En parallèle du cru sur Fureur des Vivres, il me parait opportun de vous faire partager cet extrait de “Pourquoi j’ai mangé mon père” de Roy Lewis au début du chapitre 5.

En premier lieu parce que ce livre m’amuse énormément et ensuite parce que je trouve intéressant de voir comment les hommes préhistoriques allaient chercher leur bifteck avant de le dévorer tout cru.

 

Avant cette invention de mon père (lance de chasse à pointe trempée au feu), la faiblesse des dards que nous fabriquions, pour abattre le petit gibier, avec les rameaux les plus droits que nous pouvions trouver, c’était leur pointe. A une certaine distance, elle perdait toute force de pénétration. Or il n’est pas facile de s’approcher d’un bouquetin, d’une gazelle ; aussi perdions-nous beaucoup plus de gibier que nous n’en abattions. Quant aux grosses bêtes, outre le danger de les serrer de trop près, nos dards ricochaient tout simplement sur leur blindage.
Les nouvelles pointes durcies au feu changeaient tout ça. Pour les ongulés par exemple, nos dards étaient mortels à trente mètres, et nous nous exercions couramment sur des cibles du double de cette distance. C’était généralement le crane d’un zèbre ; j’atteignais l’orbite à cinquante mètres, Oswald à plus de soixante, parfois à soixante dix avec des dards bien droits. Nous nous exercions bien sûr avec des pointes émoussées, car la meilleure pointe durcie s’use vite, même à la chasse. Il faut souvent aller la passer au feu, ce qui limite, il faut en convenir, le rayon d’action de l’arme nouvelle. Toutefois, du jour de son introduction dans notre arsenal, il arriva beaucoup moins souvent que nous eussions faim.
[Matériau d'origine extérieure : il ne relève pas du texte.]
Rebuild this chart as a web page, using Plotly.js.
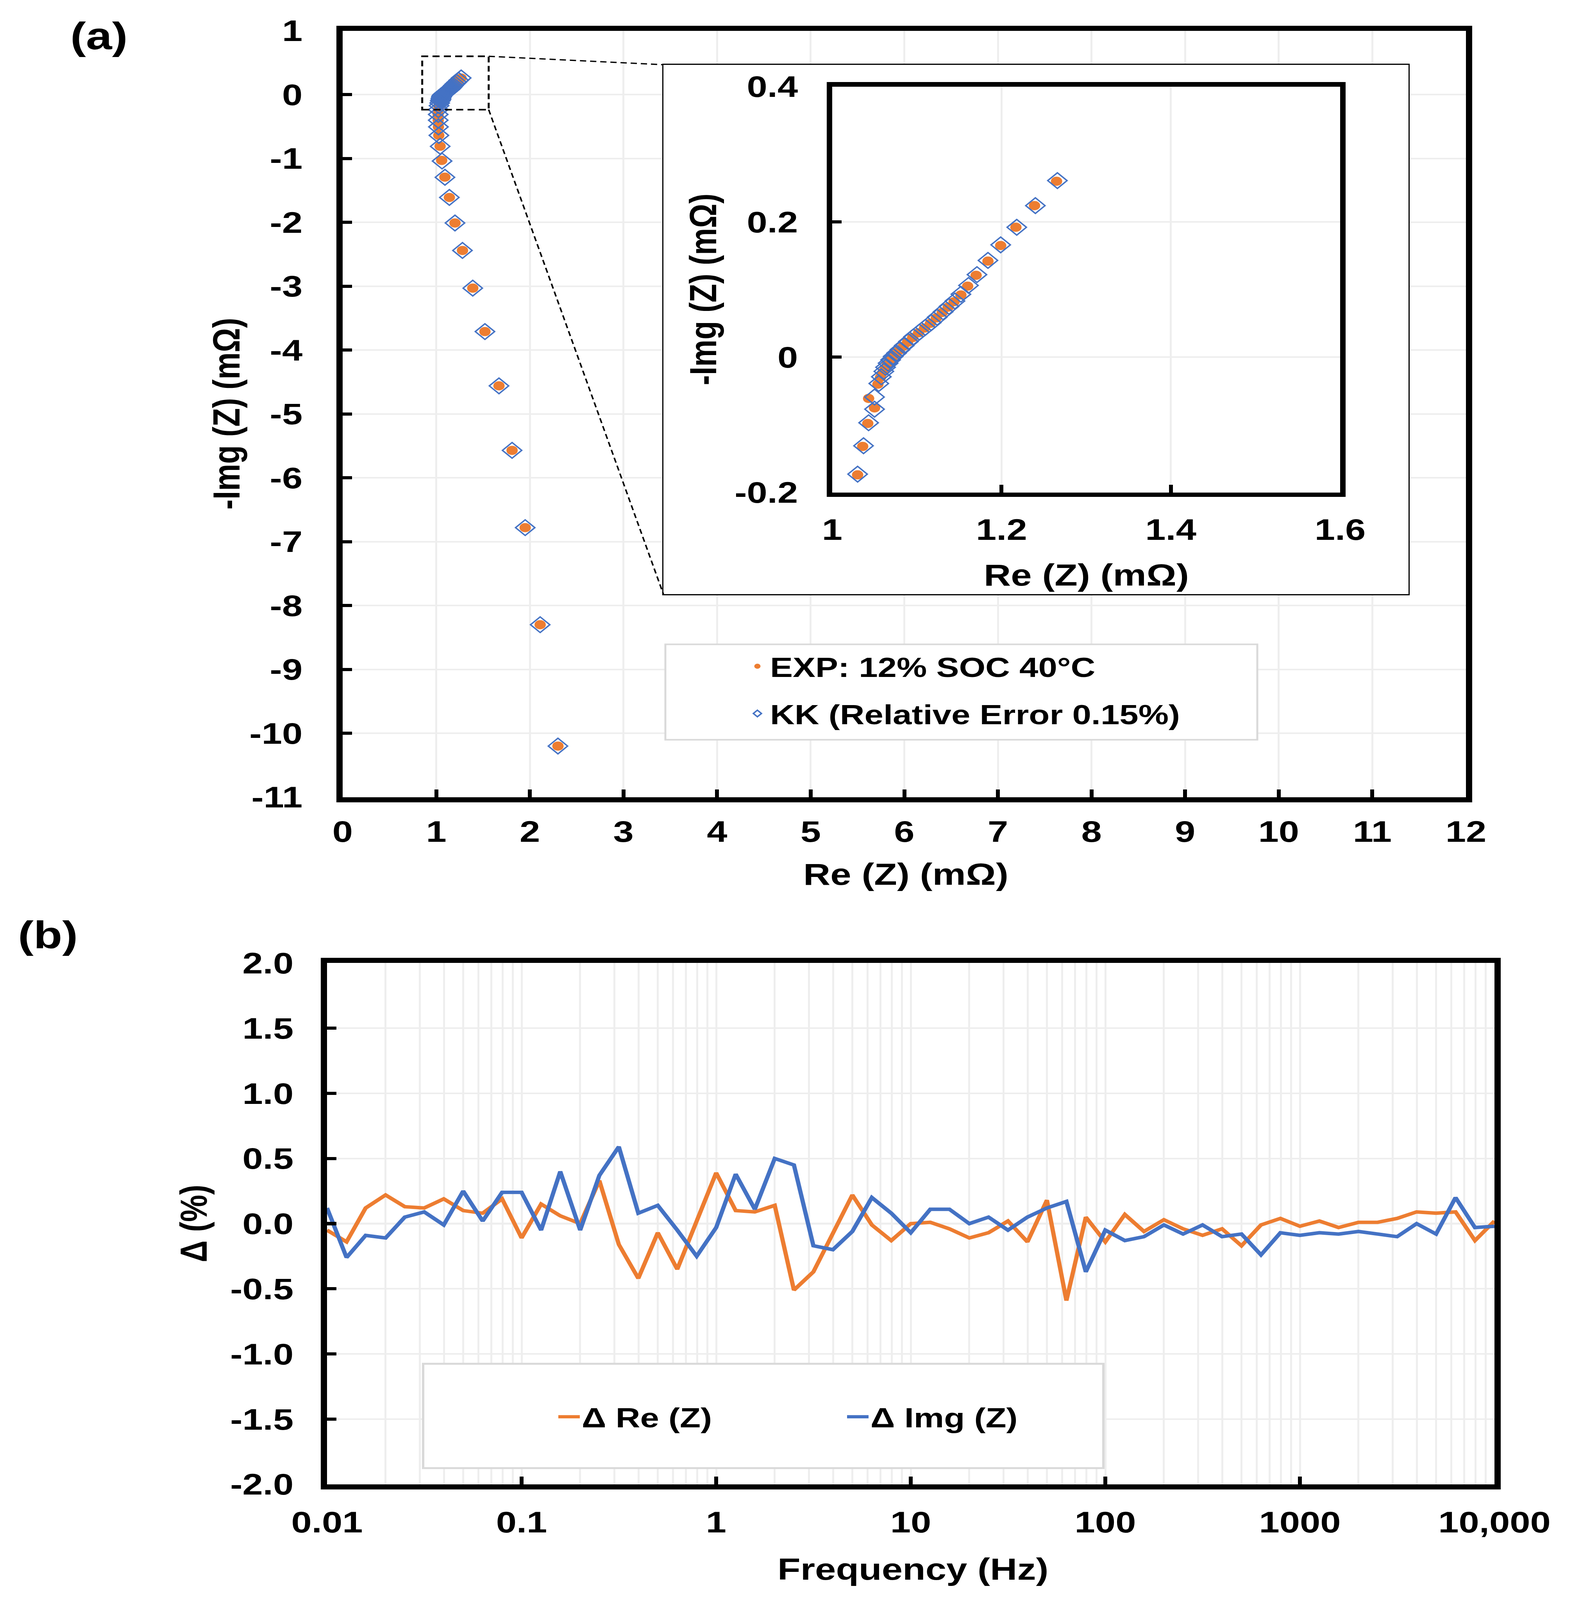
<!DOCTYPE html>
<html>
<head>
<meta charset="utf-8">
<script src="https://cdn.plot.ly/plotly-3.0.1.min.js"></script>
<style>
  html, body { margin: 0; padding: 0; background: #fff; overflow: hidden; }
  #chart { width: 4026px; height: 5046px; transform-origin: 0 0; }
</style>
</head>
<body>
<div id="chart"></div>
<script>
'use strict';

// ── (a) Nyquist data, mΩ (high frequency at the top of the list) ──
const expRe = [1.265, 1.239, 1.217, 1.199, 1.184, 1.170, 1.160, 1.152, 1.144, 1.137,
               1.130, 1.123, 1.116, 1.109, 1.102, 1.095, 1.089, 1.084, 1.079, 1.075,
               1.071, 1.068, 1.065, 1.063, 1.060, 1.057, 1.054, 1.043, 1.050, 1.042,
               1.036, 1.030, 1.022, 1.020, 1.021, 1.023, 1.027, 1.041, 1.058, 1.092,
               1.14, 1.20, 1.28, 1.39, 1.52, 1.67, 1.81, 1.95, 2.11, 2.30];
const expIm = [0.260, 0.224, 0.192, 0.165, 0.142, 0.121, 0.105, 0.092, 0.082, 0.074,
               0.066, 0.058, 0.050, 0.043, 0.036, 0.029, 0.022, 0.016, 0.010, 0.005,
               0.000, -0.005, -0.010, -0.016, -0.022, -0.030, -0.040, -0.061, -0.075, -0.098,
               -0.132, -0.174, -0.235, -0.31, -0.40, -0.505, -0.638, -0.808, -1.03, -1.292,
               -1.61, -2.01, -2.44, -3.03, -3.71, -4.56, -5.57, -6.78, -8.30, -10.2];
const kkRe  = [1.266, 1.240, 1.218, 1.199, 1.184, 1.171, 1.161, 1.152, 1.145, 1.138,
               1.131, 1.124, 1.117, 1.110, 1.103, 1.096, 1.090, 1.085, 1.080, 1.076,
               1.072, 1.069, 1.066, 1.063, 1.061, 1.058, 1.055, 1.050, 1.050, 1.043,
               1.037, 1.030, 1.022, 1.021, 1.021, 1.023, 1.028, 1.042, 1.062, 1.093,
               1.14, 1.20, 1.28, 1.39, 1.52, 1.67, 1.81, 1.95, 2.11, 2.30];
const kkIm  = [0.261, 0.224, 0.192, 0.166, 0.143, 0.122, 0.106, 0.093, 0.083, 0.075,
               0.067, 0.059, 0.051, 0.044, 0.037, 0.030, 0.023, 0.017, 0.011, 0.006,
               0.001, -0.004, -0.009, -0.015, -0.021, -0.029, -0.039, -0.059, -0.077, -0.097,
               -0.131, -0.173, -0.235, -0.31, -0.40, -0.505, -0.638, -0.81, -1.04, -1.295,
               -1.61, -2.01, -2.44, -3.03, -3.71, -4.56, -5.57, -6.78, -8.30, -10.2];

// ── (b) residuals vs frequency ──
const freqHz = [0.01, 0.0126, 0.0158, 0.02, 0.0251, 0.0316, 0.0398, 0.0501, 0.0631, 0.0794,
                0.1, 0.126, 0.158, 0.2, 0.251, 0.316, 0.398, 0.501, 0.631, 0.794,
                1, 1.26, 1.58, 2, 2.51, 3.16, 3.98, 5.01, 6.31, 7.94,
                10, 12.6, 15.8, 20, 25.1, 31.6, 39.8, 50.1, 63.1, 79.4,
                100, 126, 158, 200, 251, 316, 398, 501, 631, 794,
                1000, 1260, 1580, 2000, 2510, 3160, 3980, 5010, 6310, 7940, 10000];
const deltaRe = [-0.05, -0.14, 0.12, 0.22, 0.13, 0.12, 0.19, 0.10, 0.08, 0.19,
                 -0.11, 0.15, 0.06, 0.00, 0.33, -0.16, -0.42, -0.07, -0.35, 0.02,
                 0.39, 0.10, 0.09, 0.14, -0.51, -0.37, -0.08, 0.22, -0.01, -0.13,
                 0.00, 0.01, -0.04, -0.11, -0.07, 0.02, -0.14, 0.18, -0.59, 0.05,
                 -0.14, 0.07, -0.06, 0.03, -0.04, -0.09, -0.04, -0.17, -0.01, 0.04,
                 -0.02, 0.02, -0.03, 0.01, 0.01, 0.04, 0.09, 0.08, 0.09, -0.13, 0.02];
const deltaImg = [0.12, -0.26, -0.09, -0.11, 0.05, 0.09, -0.01, 0.25, 0.02, 0.24,
                  0.24, -0.05, 0.40, -0.05, 0.37, 0.59, 0.08, 0.14, -0.05, -0.25,
                  -0.03, 0.38, 0.11, 0.50, 0.45, -0.17, -0.20, -0.06, 0.20, 0.08,
                  -0.07, 0.11, 0.11, 0.00, 0.05, -0.05, 0.05, 0.12, 0.17, -0.37,
                  -0.05, -0.13, -0.10, -0.01, -0.08, -0.01, -0.10, -0.08, -0.24, -0.07,
                  -0.09, -0.07, -0.08, -0.06, -0.08, -0.10, 0.00, -0.08, 0.20, -0.03, -0.02];

// axis ticks / labels
const mainXTicks = [0, 1, 2, 3, 4, 5, 6, 7, 8, 9, 10, 11, 12];
const mainYTicks = [1, 0, -1, -2, -3, -4, -5, -6, -7, -8, -9, -10, -11];
const insetXTicks = [1, 1.2, 1.4, 1.6];
const insetYTicks = [0.4, 0.2, 0, -0.2];
const freqTicks = [0.01, 0.1, 1, 10, 100, 1000, 10000];
const freqLabels = ['0.01', '0.1', '1', '10', '100', '1000', '10,000'];
const deltaTicks = [2, 1.5, 1, 0.5, 0, -0.5, -1, -1.5, -2];

// zoom window drawn on the main plot
const zoomBox = { x0: 0.85, x1: 1.56, y0: -0.235, y1: 0.60 };

const W = 4026, H = 5046;
const ORANGE = '#ED7D31', BLUE = '#4472C4', GRID = '#EEEEEE';
const FONT = 'Liberation Sans, Arial, sans-serif';
const px2x = p => p / W, px2y = p => 1 - p / H;

// the window may be shorter than the figure: squeeze the whole figure to fit
const fitY = Math.min(1, (window.innerHeight || H) / H);
document.getElementById('chart').style.transform = 'scale(1,' + fitY + ')';

// plot areas in pixels [left, right, top, bottom]
const A = [877, 3752, 97, 2514];
const BOX = [1698, 3605, 204, 1874];
const INS = [2130, 3430, 273, 1553];
const B = [837, 3825, 3037, 4681];
const dom = r => ({ x: [px2x(r[0]), px2x(r[1])], y: [px2y(r[3]), px2y(r[2])] });

const tickFont = { family: FONT, size: 94, color: '#000', weight: 700 };
const titleFont = { family: FONT, size: 96, color: '#000', weight: 700 };
const legendFont = { family: FONT, size: 87, color: '#000', weight: 700 };

function frameAxis(extra) {
    return Object.assign({
        showline: true, linecolor: '#000', linewidth: 16, mirror: true,
        ticks: 'inside', ticklen: 24, tickwidth: 10, tickcolor: '#000',
        showgrid: true, gridcolor: GRID, gridwidth: 5, zeroline: false,
        tickmode: 'array', tickfont: tickFont, fixedrange: true
    }, extra);
}

const dA = dom(A), dBox = dom(BOX), dIns = dom(INS), dB = dom(B);

// box corners expressed in main-plot data units (for connector lines)
const toMainX = p => (p - A[0]) / (A[1] - A[0]) * 12;
const toMainY = p => 1 - (p - A[2]) / (A[3] - A[2]) * 12;

const expMarker = { symbol: 'circle', size: 29, color: ORANGE };
const kkMarker = { symbol: 'diamond-open', size: 38, color: BLUE, line: { color: BLUE, width: 4 } };

const data = [
    { x: expRe, y: expIm, type: 'scatter', mode: 'markers', name: 'EXP: 12% SOC 40°C',
      marker: expMarker, legend: 'legend', legendgroup: 'a1' },
    { x: kkRe, y: kkIm, type: 'scatter', mode: 'markers', name: 'KK (Relative Error 0.15%)',
      marker: kkMarker, legend: 'legend', legendgroup: 'a2' },
    // empty subplot that carries the white inset frame
    { x: [null], y: [null], type: 'scatter', mode: 'markers', xaxis: 'x2', yaxis: 'y2', showlegend: false },
    { x: expRe, y: expIm, type: 'scatter', mode: 'markers', xaxis: 'x3', yaxis: 'y3', showlegend: false, marker: expMarker },
    { x: kkRe, y: kkIm, type: 'scatter', mode: 'markers', xaxis: 'x3', yaxis: 'y3', showlegend: false, marker: kkMarker },
    { x: freqHz, y: deltaRe, type: 'scatter', mode: 'lines', xaxis: 'x4', yaxis: 'y4', name: 'Δ Re (Z)',
      line: { color: ORANGE, width: 11 }, legend: 'legend2' },
    { x: freqHz, y: deltaImg, type: 'scatter', mode: 'lines', xaxis: 'x4', yaxis: 'y4', name: 'Δ Img (Z)',
      line: { color: BLUE, width: 11 }, legend: 'legend2' }
];

const frameOnly = { range: [0, 1], showline: true, linecolor: '#000', linewidth: 3, mirror: true,
    showgrid: false, zeroline: false, showticklabels: false, ticks: '', fixedrange: true };

const layout = {
    width: W, height: H,
    margin: { l: 0, r: 0, t: 0, b: 0 },
    paper_bgcolor: '#fff', plot_bgcolor: '#fff',
    font: { family: FONT, color: '#000', weight: 700 },
    showlegend: true,

    xaxis: frameAxis({ domain: dA.x, anchor: 'y', range: [0, 12], tickvals: mainXTicks,
        ticktext: mainXTicks.map(String), ticklabelstandoff: 12 }),
    yaxis: frameAxis({ domain: dA.y, anchor: 'x', range: [-11, 1], tickvals: mainYTicks,
        ticktext: mainYTicks.map(String), ticklabelstandoff: 68 }),

    xaxis2: Object.assign({ domain: dBox.x, anchor: 'y2' }, frameOnly),
    yaxis2: Object.assign({ domain: dBox.y, anchor: 'x2' }, frameOnly),

    xaxis3: frameAxis({ domain: dIns.x, anchor: 'y3', range: [1, 1.6], tickvals: insetXTicks,
        ticktext: insetXTicks.map(String), linewidth: 14, ticklabelstandoff: 23 }),
    yaxis3: frameAxis({ domain: dIns.y, anchor: 'x3', range: [-0.2, 0.4], tickvals: insetYTicks,
        ticktext: insetYTicks.map(String), linewidth: 14, ticklabelstandoff: 55 }),

    xaxis4: frameAxis({ domain: dB.x, anchor: 'y4', type: 'log', range: [-2, 4], tickvals: freqTicks,
        ticktext: freqLabels, ticklabelstandoff: 23,
        minor: { tickmode: 'linear', dtick: 'D1', showgrid: true, gridcolor: GRID, gridwidth: 5, ticks: '' } }),
    yaxis4: frameAxis({ domain: dB.y, anchor: 'x4', range: [-2, 2], tickvals: deltaTicks,
        ticktext: deltaTicks.map(v => v.toFixed(1)), ticklabelstandoff: 51 }),

    legend: {
        x: px2x(1906), y: px2y(2038), xanchor: 'left', yanchor: 'top',
        bgcolor: 'rgba(0,0,0,0)', borderwidth: 0, tracegroupgap: 33, itemwidth: 55,
        font: legendFont
    },
    legend2: {
        orientation: 'h', x: px2x(1424), y: px2y(4405), xanchor: 'left', yanchor: 'top',
        bgcolor: 'rgba(0,0,0,0)', borderwidth: 0, itemwidth: 55,
        entrywidth: 669, entrywidthmode: 'pixels', font: legendFont
    },

    shapes: [
        // dashed zoom window and connectors
        { type: 'rect', xref: 'x', yref: 'y', x0: zoomBox.x0, x1: zoomBox.x1, y0: zoomBox.y0, y1: zoomBox.y1,
          line: { color: '#000', width: 5, dash: '18px,11px' } },
        { type: 'line', xref: 'x', yref: 'y', x0: zoomBox.x1, y0: zoomBox.y1, x1: toMainX(BOX[0]), y1: toMainY(BOX[2]),
          line: { color: '#000', width: 4, dash: '16px,10px' } },
        { type: 'line', xref: 'x', yref: 'y', x0: zoomBox.x1, y0: zoomBox.y0, x1: toMainX(BOX[0]), y1: toMainY(BOX[3]),
          line: { color: '#000', width: 4, dash: '16px,10px' } },
        // legend frames
        { type: 'rect', xref: 'paper', yref: 'paper', layer: 'above',
          x0: px2x(1703), x1: px2x(3218), y0: px2y(2333), y1: px2y(2032),
          fillcolor: '#fff', line: { color: '#D9D9D9', width: 5 } },
        { type: 'rect', xref: 'paper', yref: 'paper', layer: 'above',
          x0: px2x(1083), x1: px2x(2824), y0: px2y(4630), y1: px2y(4301),
          fillcolor: '#fff', line: { color: '#D9D9D9', width: 6 } }
    ],

    annotations: [
        { text: '(a)', xref: 'paper', yref: 'paper', x: px2x(254), y: px2y(113), showarrow: false,
          xanchor: 'center', yanchor: 'middle', font: { family: FONT, size: 120, color: '#000', weight: 700 } },
        { text: '(b)', xref: 'paper', yref: 'paper', x: px2x(122), y: px2y(2948), showarrow: false,
          xanchor: 'center', yanchor: 'middle', font: { family: FONT, size: 120, color: '#000', weight: 700 } },
        { text: 'Re (Z) (mΩ)', xref: 'paper', yref: 'paper', x: px2x(2318), y: px2y(2756), showarrow: false,
          xanchor: 'center', yanchor: 'middle', font: titleFont },
        { text: '-Img (Z) (mΩ)', xref: 'paper', yref: 'paper', x: px2x(580), y: px2y(1305), showarrow: false,
          textangle: -90, xanchor: 'center', yanchor: 'middle', font: titleFont },
        { text: 'Re (Z) (mΩ)', xref: 'paper', yref: 'paper', x: px2x(2780), y: px2y(1814), showarrow: false,
          xanchor: 'center', yanchor: 'middle', font: titleFont },
        { text: '-Img (Z) (mΩ)', xref: 'paper', yref: 'paper', x: px2x(1799), y: px2y(913), showarrow: false,
          textangle: -90, xanchor: 'center', yanchor: 'middle', font: titleFont },
        { text: 'Frequency (Hz)', xref: 'paper', yref: 'paper', x: px2x(2336), y: px2y(4948), showarrow: false,
          xanchor: 'center', yanchor: 'middle', font: titleFont },
        { text: 'Δ (%)', xref: 'paper', yref: 'paper', x: px2x(495), y: px2y(3859), showarrow: false,
          textangle: -90, xanchor: 'center', yanchor: 'middle', font: titleFont }
    ]
};

Plotly.newPlot('chart', data, layout, { displayModeBar: false, staticPlot: true });
</script>
</body>
</html>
Il devint normal de chasser le cheval, le zèbre, le cerf, le kongoni, le gnou, l’élan, l’oryx et les caprins quand l’occasion s’en présentait. Nous courrions courbés dans l’herbe haute qui couvrait la plaine, nous redressant seulement pour viser notre proie. Cette capacité comme celle de grimper aux arbres pour faire le point, nous donnait l’avantage de la surprise, malgré les sentinelles faisant le guet pour le troupeau. Il n’y avait guère que les girafes qu’on avait du mal à surprendre, et nous n’en attrapions pas beaucoup. Nous avions de meilleurs résultats avec les chalicothéruim, dont le cou est plus court. Mais avec leur bois en éventail, ils sont dangereux quand ils sont blessés. Les nouveaux dards rendaient possible de tuer des buffles, mais eux aussi sont dangereux, et au début il y eut pas mal de victimes : personne ne court plus vite qu’un buffle, même avec un dard fiché dans le dos.
Nous essayâmes la nouvelle arme sur les hippopotames et les crocodiles, espérant ajouter un peu à notre sécurité quand nous venions boire. Mais les résultats furent médiocres.
Les crocodiles sont très forts pour dresser des embûches de ronces et de papyrus, où les animaux s’embarrassent et s’enfoncent. Père en conçut l’idée de tendre des pièges, nous aussi. Cela ne nous plaisait guère, car c’était à nous, les garçons, que revenait la tâche de creuser les fosses. Or, creuser une fosse de trois mètres de fond et de quatre au carré, cela représente de remuer cinquante mètres cubes de terre et de cailloux ; et ce n’est pas un mince boulot quand on n’a pour le faire qu’un pieu trempé au feu, une omoplate de zèbre et les mains nues. Mais père insistait beaucoup : « C’est dur à faire, convenait-il, mais ensuite c’est automatique. L’idée en est donc juste. Reste à imaginer un équipement lus efficace pour remuer la terre. » C’est ce que nous ne sûmes trouver, et ce fut un grand soulagement pour nous quand père eut l’idée de suspendre un dard pointe en bas, entre deux arbres, par un système de lianes dont une partie était tendue à la hauteur des défenses d’un sanglier : quand la bête cassait la corde, la lance lui entrait droit entre les épaules. Il aurait volontiers équipé la forêt toute entière de ces mécanismes, sans le risque d’oublier où ils étaient placés et de les faire sauter nous-mêmes. Oncle Vania leur échappa de justesse et vint se plaindre.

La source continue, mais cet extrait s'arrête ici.